Dans cet essai, à la fois original et audacieux, l’A. dévoile ses expériences personnelles et sa quête de bien-être. Les chemins qu’il explore ne s’écartent pas de ceux de ses contemporains. Chacun a son idée sur ce que constitue le bonheur et rares sont ceux qui arrivent à convaincre les autres de leur point de vue. Le monde moderne présente le bonheur sous la forme d’un objet matériel, d’un programme de thérapie, d’une réussite professionnelle, de séminaires de pensées positives, de cyber-divertissements. Non seulement le bonheur est matérialisé, mais on le veut tout de suite. L’A. ne craint pas de dire que, dans son expérience personnelle, il a cherché le bonheur dans ces tape-à-l’oeil, ces simulacres du bonheur humain.
Pourquoi le bonheur est-il si difficile à atteindre ? Parce que, selon l’A., nous regardons au mauvais endroit et, pis encore, nous ne recherchons pas ce qu’il faut. L’alcool, les narcotiques, la prise excessive de médicaments entrent dans la panoplie des quêtes du bonheur et laissent souvent de larges pans de déceptions, de vides, d’insatisfactions assurées. Alors que les gens heureux n’ont, semble-t-il, aucun besoin de ce genre de béquille constante.

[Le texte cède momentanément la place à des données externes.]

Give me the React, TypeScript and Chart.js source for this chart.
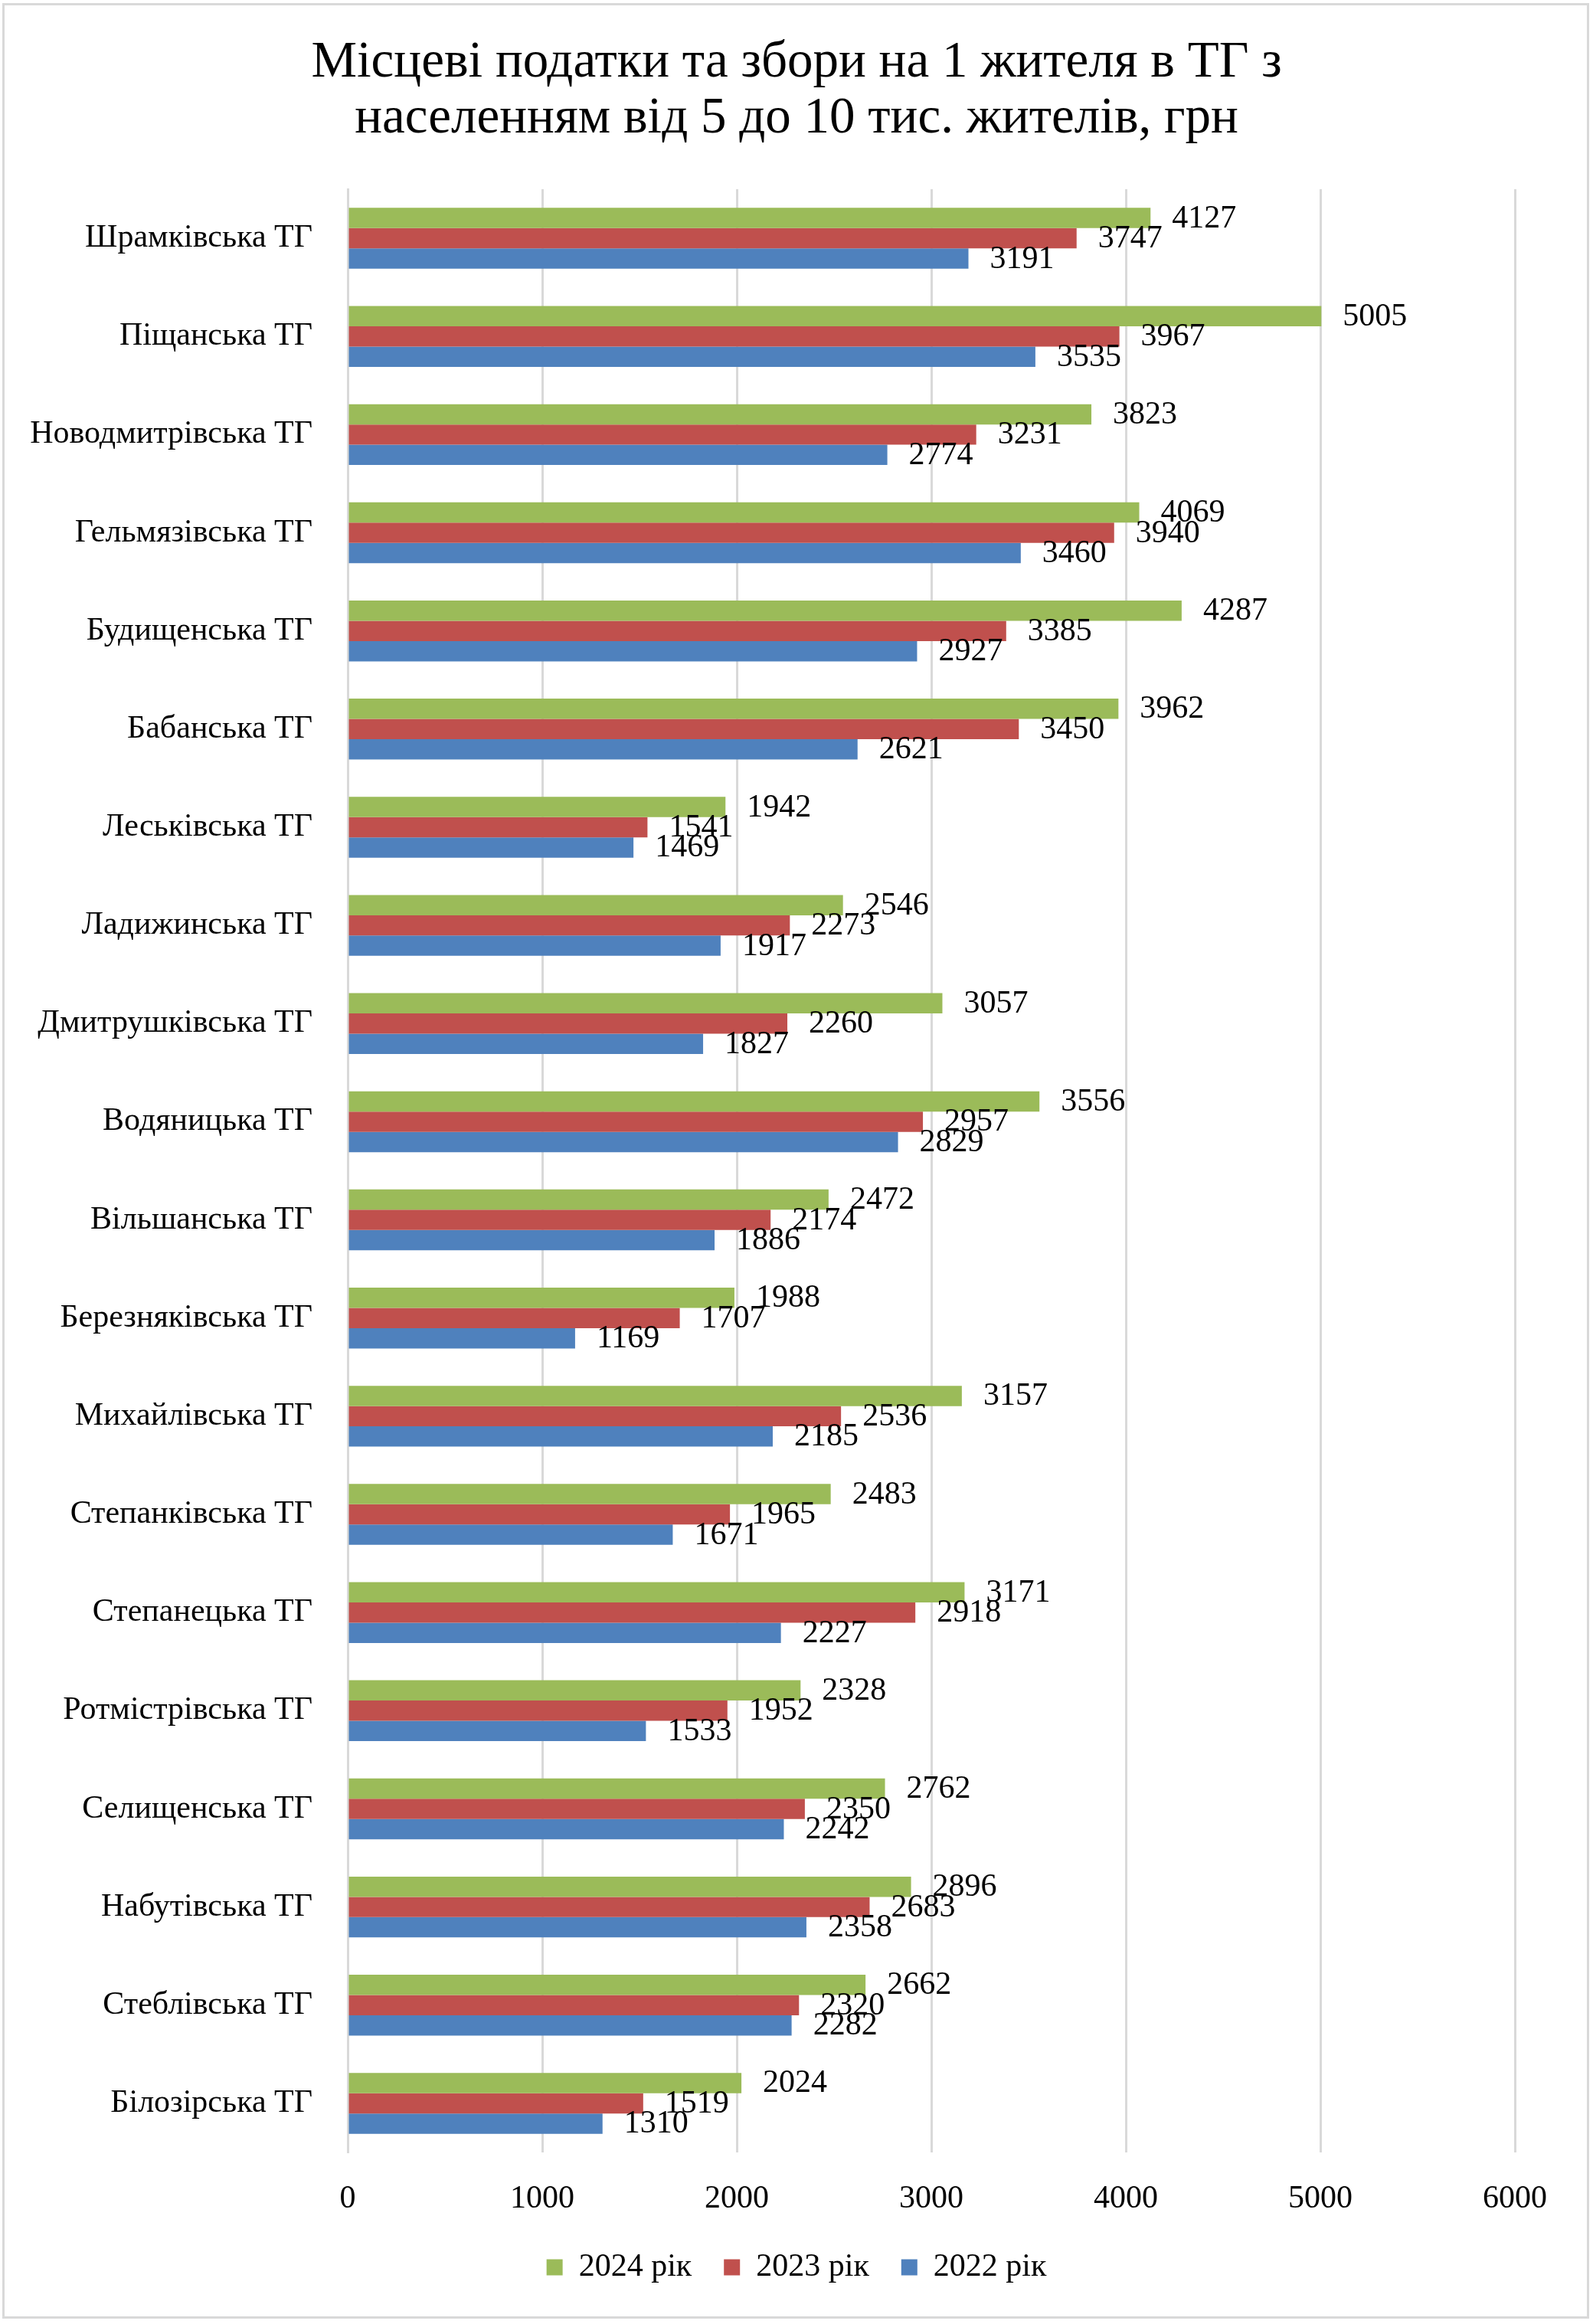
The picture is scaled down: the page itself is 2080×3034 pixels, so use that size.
import React, { useEffect, useRef } from 'react';
import { Chart, registerables } from 'chart.js';

Chart.register(...registerables);

// Territorial communities, top to bottom
const categories = [
  'Шрамківська ТГ',
  'Піщанська ТГ',
  'Новодмитрівська ТГ',
  'Гельмязівська ТГ',
  'Будищенська ТГ',
  'Бабанська ТГ',
  'Леськівська ТГ',
  'Ладижинська ТГ',
  'Дмитрушківська ТГ',
  'Водяницька ТГ',
  'Вільшанська ТГ',
  'Березняківська ТГ',
  'Михайлівська ТГ',
  'Степанківська ТГ',
  'Степанецька ТГ',
  'Ротмістрівська ТГ',
  'Селищенська ТГ',
  'Набутівська ТГ',
  'Стеблівська ТГ',
  'Білозірська ТГ',
];

const values2024 = [4127, 5005, 3823, 4069, 4287, 3962, 1942, 2546, 3057, 3556, 2472, 1988, 3157, 2483, 3171, 2328, 2762, 2896, 2662, 2024];
const values2023 = [3747, 3967, 3231, 3940, 3385, 3450, 1541, 2273, 2260, 2957, 2174, 1707, 2536, 1965, 2918, 1952, 2350, 2683, 2320, 1519];
const values2022 = [3191, 3535, 2774, 3460, 2927, 2621, 1469, 1917, 1827, 2829, 1886, 1169, 2185, 1671, 2227, 1533, 2242, 2358, 2282, 1310];

const seriesNames = ['2024 рік', '2023 рік', '2022 рік'];
const seriesColors = ['#9BBB59', '#C0504D', '#4F81BD'];

const axisMin = 0;
const axisMax = 6000;
const axisStep = 1000;

const titleLines = [
  'Місцеві податки та збори на 1 жителя в ТГ з',
  'населенням від 5 до 10 тис. жителів, грн',
];

const FONT = '"Liberation Serif", serif';
const TEXT_SIZE = 42;
const TITLE_SIZE = 67;
const GRID = '#D9D9D9';
const AXIS_LEFT = 454;
const RIGHT_GAP = 102;

// Writes each bar's value just past its end, centred on the bar
const valueLabels = {
  id: 'valueLabels',
  afterDatasetsDraw(chart: any) {
    const ctx = chart.ctx;
    ctx.save();
    ctx.font = `${TEXT_SIZE}px ${FONT}`;
    ctx.fillStyle = '#000000';
    ctx.textAlign = 'left';
    ctx.textBaseline = 'middle';
    chart.data.datasets.forEach((ds: any, i: number) => {
      const meta = chart.getDatasetMeta(i);
      meta.data.forEach((bar: any, j: number) => {
        ctx.fillText(String(ds.data[j]), bar.x + 28, bar.y + 1);
      });
    });
    ctx.restore();
  },
};

export default function App() {
  const canvasRef = useRef<HTMLCanvasElement | null>(null);

  useEffect(() => {
    const canvas = canvasRef.current;
    if (!canvas) return;
    const datasets = [values2024, values2023, values2022].map((data, i) => ({
      label: seriesNames[i],
      data,
      backgroundColor: seriesColors[i],
      borderWidth: 0,
      categoryPercentage: 0.62,
      barPercentage: 1.0,
    }));

    const chart = new Chart(canvas, {
      type: 'bar',
      data: { labels: categories, datasets },
      plugins: [valueLabels],
      options: {
        indexAxis: 'y',
        responsive: false,
        animation: false,
        devicePixelRatio: 1,
        layout: { padding: { left: 0, right: 0, top: 0, bottom: 43 } },
        scales: {
          x: {
            type: 'linear',
            min: axisMin,
            max: axisMax,
            ticks: {
              stepSize: axisStep,
              color: '#000000',
              font: { family: FONT, size: TEXT_SIZE },
              padding: 36,
              callback: (v: any) => String(v),
            },
            grid: { color: GRID, lineWidth: 3, drawTicks: false },
            border: { display: false },
            afterFit: (s: any) => {
              s.height = 87;
            },
          },
          y: {
            type: 'category',
            ticks: {
              color: '#000000',
              font: { family: FONT, size: TEXT_SIZE },
              padding: 46,
              autoSkip: false,
            },
            grid: { display: false, drawTicks: false },
            border: { display: true, color: GRID, width: 3 },
            afterFit: (s: any) => {
              s.width = AXIS_LEFT;
            },
          },
          // empty right-hand strip that keeps the plot clear of the right edge
          yRight: {
            type: 'category',
            position: 'right',
            ticks: { display: false },
            grid: { display: false, drawTicks: false },
            border: { display: false },
            afterFit: (s: any) => {
              s.width = RIGHT_GAP;
            },
          },
        },
        plugins: {
          title: {
            display: true,
            text: titleLines,
            color: '#000000',
            font: { family: FONT, size: TITLE_SIZE, weight: 'normal', lineHeight: 73 / TITLE_SIZE },
            padding: { top: 46, bottom: 55 },
          },
          legend: {
            position: 'bottom',
            labels: {
              color: '#000000',
              font: { family: FONT, size: TEXT_SIZE },
              boxWidth: 21,
              boxHeight: 21,
              padding: 42,
            },
          },
          tooltip: { enabled: false },
        },
      },
    });
    return () => chart.destroy();
  }, []);

  return (
    <div style={{ position: 'absolute', left: 0, top: 0, width: 2080, height: 3034, background: '#ffffff' }}>
      <canvas ref={canvasRef} width={2080} height={3034} style={{ display: 'block' }} />
      <div
        style={{
          position: 'absolute',
          left: 3,
          top: 4,
          width: 2072,
          height: 3023,
          border: `3px solid ${GRID}`,
          boxSizing: 'border-box',
          pointerEvents: 'none',
        }}
      />
    </div>
  );
}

Chacun doit donc travailler à fabriquer la réalisation de son bonheur. Pour cela, l’A. suggère le retour à une vie calme, l’élimination de l’agitation énervante et inutile. Le bonheur, c’est être là où l’on est, sans vouloir être nulle part ailleurs. Comme l’envie fait simplement partie de la nature humaine, pourquoi l’être humain se soumet-il souvent à toute cette imagerie et à toute cette stimulation qui n’ont d’autre but, inavoué mais évident, que de susciter dans l’esprit de faux bonheurs. Et de rendre l’homme malheureux.
Pour l’A., la route du bonheur passe par la consolation de la philosophie. Elle prend visage dans le Manuel d’Épictète. L’A. explique pourquoi l’enseignement de ce philosophe semble si utile et pertinent en ce début du xxie siècle. Le philosophe antique explique comment composer avec les aléas de la vie et rappelle l’importance de cultiver une sérénité durable afin d’accéder doucement à notre moi intérieur. La théorie stoïcienne du bonheur attire aussi le philosophe de Toronto parce qu’elle est ferme, résolue et solide. Le bonheur n’est donc pas affaire de théorie métaphysique et d’harmonie préétablie. Il faut renoncer à donner un sens à un monde absurde pour mener une vie simple de travail et de loisir.
La seule manière d’arracher la notion de bonheur aux engrenages de la manipulation et de l’obsession du confort, c’est, selon l’A., l’associer au fait de vivre une bonne vie. Bref, la vie heureuse est, dans une certaine mesure, la même chose qu’une bonne vie. La quête du bonheur n’est rien d’autre que l’épanouissement de la nature humaine : il s’agit de devenir ce que nous sommes.
L’argumentation développée par l’A., tout au long de cet essai, a porté, pour une part, sur les dangers de la pensée technologique, sur les pouvoirs des machines, au sens propre comme au sens figuré, et sur les façons dont elles ne cessent de déformer nos idées sur le bonheur. Bref, il semble qu’à la fin de ces longues pages sur le bonheur, l’A. se rallie à la thèse aristotélicienne que le bonheur humain, fondée sur l’action vertueuse et la contemplation rigoureuse, est possible sur cette terre enténébrée. Le bonheur consiste dans l’épanouissement de la nature humaine.